While the foregoing discussion address the inventive systems and methods in the context of producing colored PCR pellets for use as the polymer component in the manufacture of plastic products, it will be understood that systems and methods according to the present invention may also be used to produce colored PCR pellets for use as pigment and/or additive masterbatches, with the PCR particles, pigments and/or additives metered in corresponding quantities such that the PCR plastic serves as a carrier resin within which the pigments and/or additives are encapsulated.

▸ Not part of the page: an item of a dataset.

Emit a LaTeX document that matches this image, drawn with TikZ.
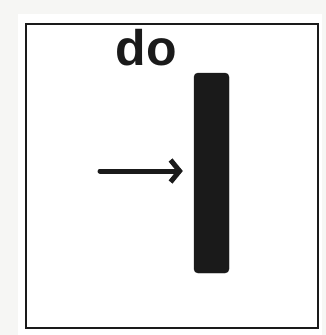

Although the present invention is described with reference to particular embodiments, it will be understood to those skilled in the art that the foregoing disclosure addresses exemplary embodiments only; that the scope of the invention is not limited to the disclosed embodiments; and that the scope of the invention may encompass any combination of the disclosed embodiments, in whole or in part, as well as additional embodiments embracing various changes and modifications relative to the examples disclosed herein without departing from the scope of the invention as defined in the appended claims and equivalents thereto.

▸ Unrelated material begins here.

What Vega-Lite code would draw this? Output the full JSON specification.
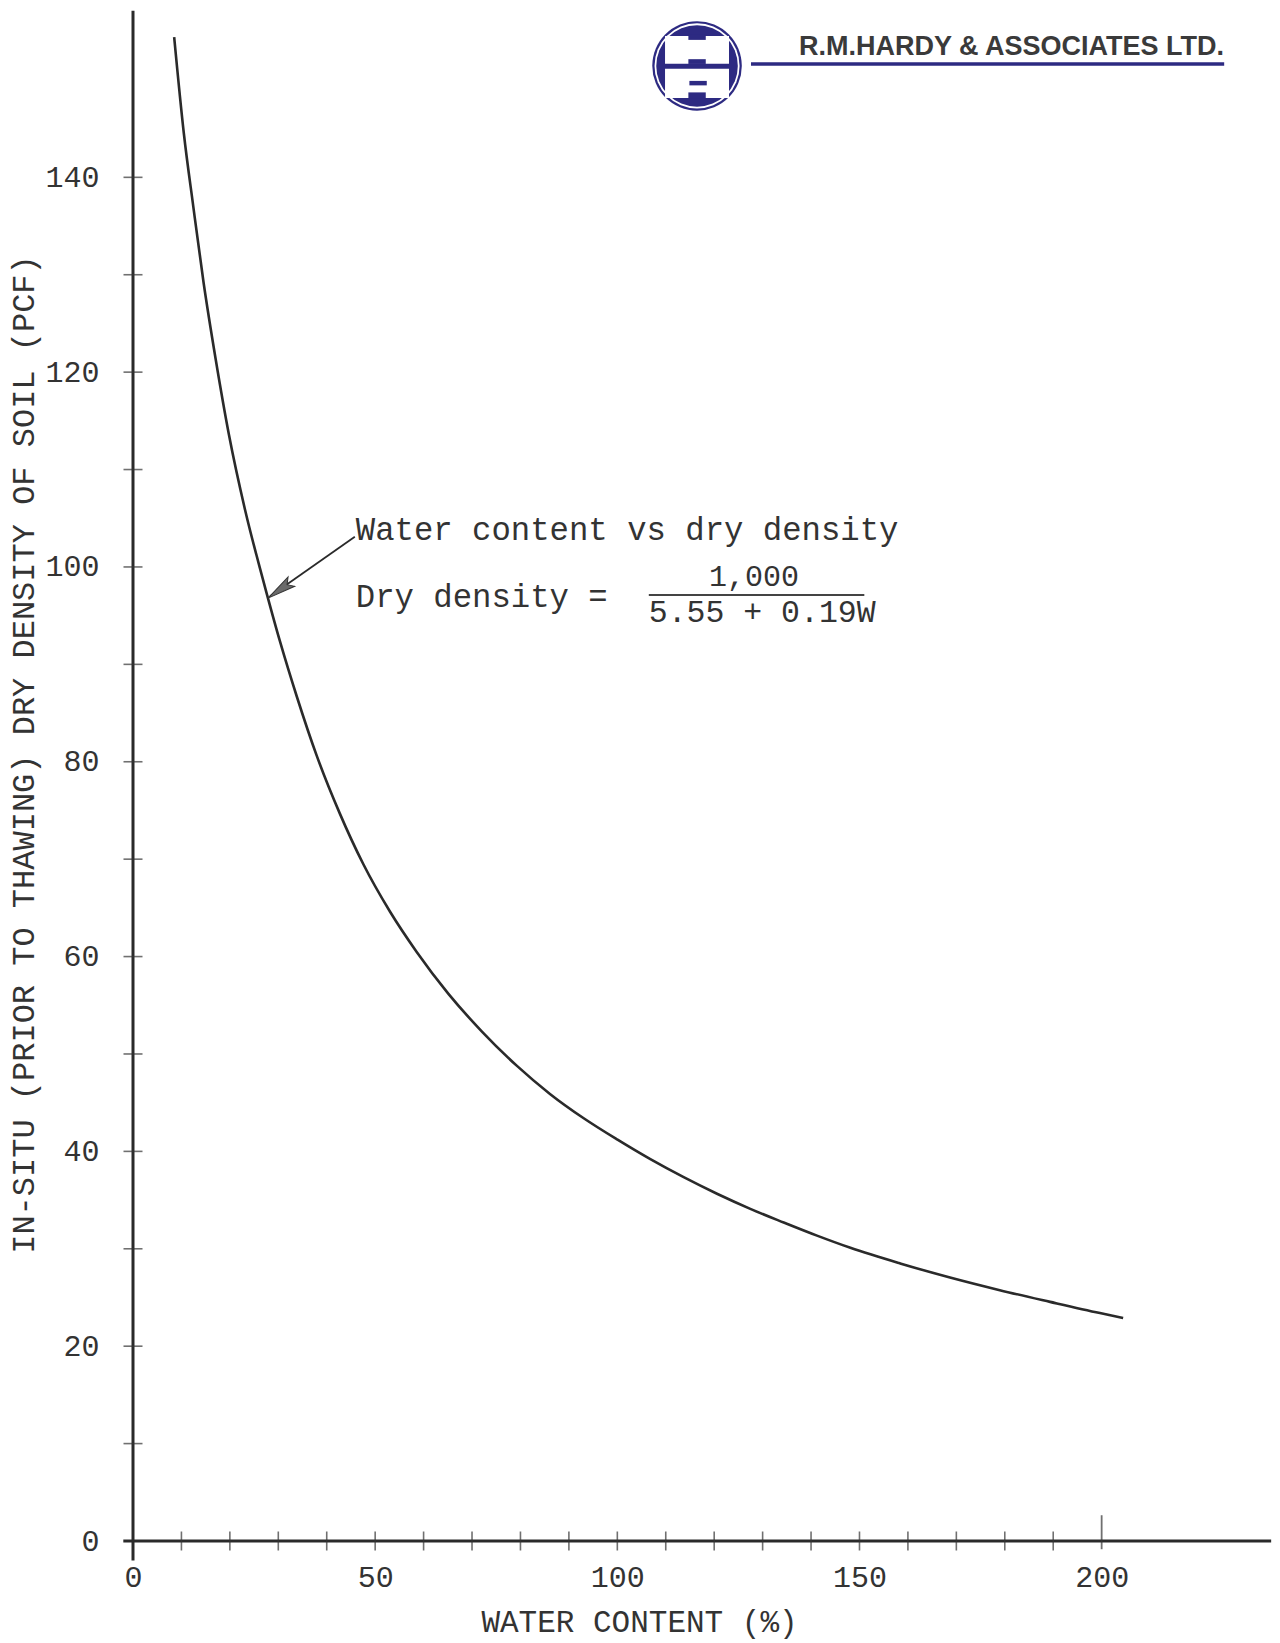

To the extent necessary to understand or complete the disclosure of the present invention, all publications, patents, and patent applications mentioned herein are expressly incorporated by reference herein to the same extent as though each were individually so incorporated. No license, express or implied, is granted to any patent incorporated or otherwise referenced herein.

The present invention is not limited to the exemplary embodiments illustrated herein, but is instead characterized by the appended claims, which in no way limit the scope of the disclosure.